• _Goal_:
Repeat the data that follows, word for word, without the images.

• _Recorded information_:

## Start

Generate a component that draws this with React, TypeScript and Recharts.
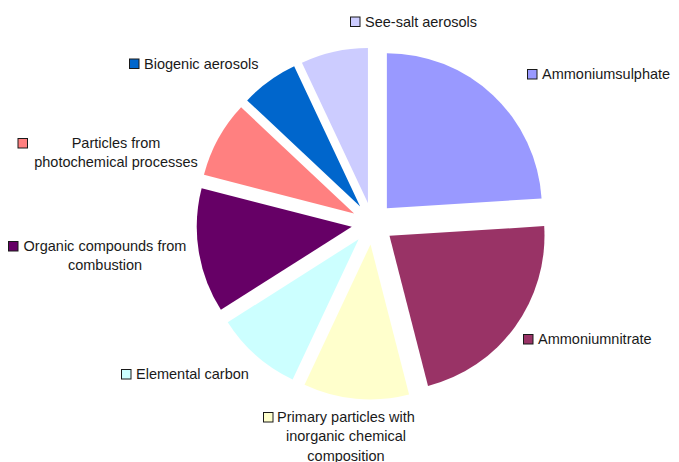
import { PieChart, Pie, Cell } from "recharts";

// slices, clockwise from 12 o'clock
const categories = [
  "Ammoniumsulphate",
  "Ammoniumnitrate",
  "Primary particles with inorganic chemical composition",
  "Elemental carbon",
  "Organic compounds from combustion",
  "Particles from photochemical processes",
  "Biogenic aerosols",
  "See-salt aerosols",
];
const shares = [24, 22, 11, 9, 13, 8, 6, 7];
const colors = [
  "#9999ff",
  "#993366",
  "#ffffcc",
  "#ccffff",
  "#660066",
  "#ff8080",
  "#0066cc",
  "#ccccff",
];

// how each label is broken over lines
const labelLines = [
  ["Ammoniumsulphate"],
  ["Ammoniumnitrate"],
  ["Primary particles with", "inorganic chemical", "composition"],
  ["Elemental carbon"],
  ["Organic compounds from", "combustion"],
  ["Particles from", "photochemical processes"],
  ["Biogenic aerosols"],
  ["See-salt aerosols"],
];

// label placement: x = left of key box, y = middle of first line, mid = centre of multi-line text
const labelPos = [
  { x: 527, y: 74 },
  { x: 523, y: 339 },
  { x: 263, y: 417, mid: 346 },
  { x: 121, y: 374 },
  { x: 8, y: 246, mid: 105 },
  { x: 17.5, y: 143, mid: 116 },
  { x: 129, y: 63.5 },
  { x: 350, y: 21.5 },
];

const W = 679;
const H = 462;
const CX = 372.5;
const CY = 223.5;
const R = 155;
const EXPLODE = 21;
const LINE_H = 19.2;
const FONT = "'Liberation Sans', Arial, sans-serif";

const data = categories.map((name, i) => ({ name, value: shares[i] }));
const total = shares.reduce((s, v) => s + v, 0);

// mid angle of each slice (degrees, recharts convention, start 90 going clockwise)
const midAngles = shares.map((v, i) => {
  const before = shares.slice(0, i).reduce((s, x) => s + x, 0);
  return 90 - (360 * (before + v / 2)) / total;
});

const renderLabel = (props: any) => {
  const i = props.index;
  const pos = labelPos[i];
  const lines = labelLines[i];
  const multi = lines.length > 1;
  return (
    <g key={`lbl-${i}`}>
      <rect
        x={pos.x + 0.5}
        y={pos.y - 4.5}
        width={9.5}
        height={9.5}
        fill={colors[i]}
        stroke="#1a1a1a"
        strokeWidth={1}
      />
      {lines.map((ln, k) => (
        <text
          key={k}
          x={multi ? pos.mid : pos.x + 15}
          y={pos.y + k * LINE_H}
          dy="0.36em"
          textAnchor={multi ? "middle" : "start"}
          fontFamily={FONT}
          fontSize={14.5}
          fill="#1a1a1a"
        >
          {ln}
        </text>
      ))}
    </g>
  );
};

export default function App() {
  return (
    <div
      style={{
        position: "absolute",
        left: 0,
        top: 0,
        width: W,
        height: H,
        background: "#ffffff",
      }}
    >
      <PieChart width={W} height={H} margin={{ top: 0, right: 0, bottom: 0, left: 0 }}>
        {midAngles.map((m, i) => {
          const rad = (m * Math.PI) / 180;
          return (
            <Pie
              key={i}
              data={data}
              dataKey="value"
              nameKey="name"
              cx={CX + EXPLODE * Math.cos(rad)}
              cy={CY - EXPLODE * Math.sin(rad)}
              outerRadius={R}
              startAngle={90}
              endAngle={-270}
              stroke="none"
              label={i === 0 ? renderLabel : false}
              labelLine={false}
              isAnimationActive={false}
            >
              {data.map((d, j) => (
                <Cell key={d.name} fill={j === i ? colors[j] : "transparent"} />
              ))}
            </Pie>
          );
        })}
      </PieChart>
    </div>
  );
}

## End

• _Written solution_:
Generate a component that draws this with React, TypeScript and Recharts.
import { PieChart, Pie, Cell } from "recharts";

// slices, clockwise from 12 o'clock
const categories = [
  "Ammoniumsulphate",
  "Ammoniumnitrate",
  "Primary particles with inorganic chemical composition",
  "Elemental carbon",
  "Organic compounds from combustion",
  "Particles from photochemical processes",
  "Biogenic aerosols",
  "See-salt aerosols",
];
const shares = [24, 22, 11, 9, 13, 8, 6, 7];
const colors = [
  "#9999ff",
  "#993366",
  "#ffffcc",
  "#ccffff",
  "#660066",
  "#ff8080",
  "#0066cc",
  "#ccccff",
];

// how each label is broken over lines
const labelLines = [
  ["Ammoniumsulphate"],
  ["Ammoniumnitrate"],
  ["Primary particles with", "inorganic chemical", "composition"],
  ["Elemental carbon"],
  ["Organic compounds from", "combustion"],
  ["Particles from", "photochemical processes"],
  ["Biogenic aerosols"],
  ["See-salt aerosols"],
];

// label placement: x = left of key box, y = middle of first line, mid = centre of multi-line text
const labelPos = [
  { x: 527, y: 74 },
  { x: 523, y: 339 },
  { x: 263, y: 417, mid: 346 },
  { x: 121, y: 374 },
  { x: 8, y: 246, mid: 105 },
  { x: 17.5, y: 143, mid: 116 },
  { x: 129, y: 63.5 },
  { x: 350, y: 21.5 },
];

const W = 679;
const H = 462;
const CX = 372.5;
const CY = 223.5;
const R = 155;
const EXPLODE = 21;
const LINE_H = 19.2;
const FONT = "'Liberation Sans', Arial, sans-serif";

const data = categories.map((name, i) => ({ name, value: shares[i] }));
const total = shares.reduce((s, v) => s + v, 0);

// mid angle of each slice (degrees, recharts convention, start 90 going clockwise)
const midAngles = shares.map((v, i) => {
  const before = shares.slice(0, i).reduce((s, x) => s + x, 0);
  return 90 - (360 * (before + v / 2)) / total;
});

const renderLabel = (props: any) => {
  const i = props.index;
  const pos = labelPos[i];
  const lines = labelLines[i];
  const multi = lines.length > 1;
  return (
    <g key={`lbl-${i}`}>
      <rect
        x={pos.x + 0.5}
        y={pos.y - 4.5}
        width={9.5}
        height={9.5}
        fill={colors[i]}
        stroke="#1a1a1a"
        strokeWidth={1}
      />
      {lines.map((ln, k) => (
        <text
          key={k}
          x={multi ? pos.mid : pos.x + 15}
          y={pos.y + k * LINE_H}
          dy="0.36em"
          textAnchor={multi ? "middle" : "start"}
          fontFamily={FONT}
          fontSize={14.5}
          fill="#1a1a1a"
        >
          {ln}
        </text>
      ))}
    </g>
  );
};

export default function App() {
  return (
    <div
      style={{
        position: "absolute",
        left: 0,
        top: 0,
        width: W,
        height: H,
        background: "#ffffff",
      }}
    >
      <PieChart width={W} height={H} margin={{ top: 0, right: 0, bottom: 0, left: 0 }}>
        {midAngles.map((m, i) => {
          const rad = (m * Math.PI) / 180;
          return (
            <Pie
              key={i}
              data={data}
              dataKey="value"
              nameKey="name"
              cx={CX + EXPLODE * Math.cos(rad)}
              cy={CY - EXPLODE * Math.sin(rad)}
              outerRadius={R}
              startAngle={90}
              endAngle={-270}
              stroke="none"
              label={i === 0 ? renderLabel : false}
              labelLine={false}
              isAnimationActive={false}
            >
              {data.map((d, j) => (
                <Cell key={d.name} fill={j === i ? colors[j] : "transparent"} />
              ))}
            </Pie>
          );
        })}
      </PieChart>
    </div>
  );
}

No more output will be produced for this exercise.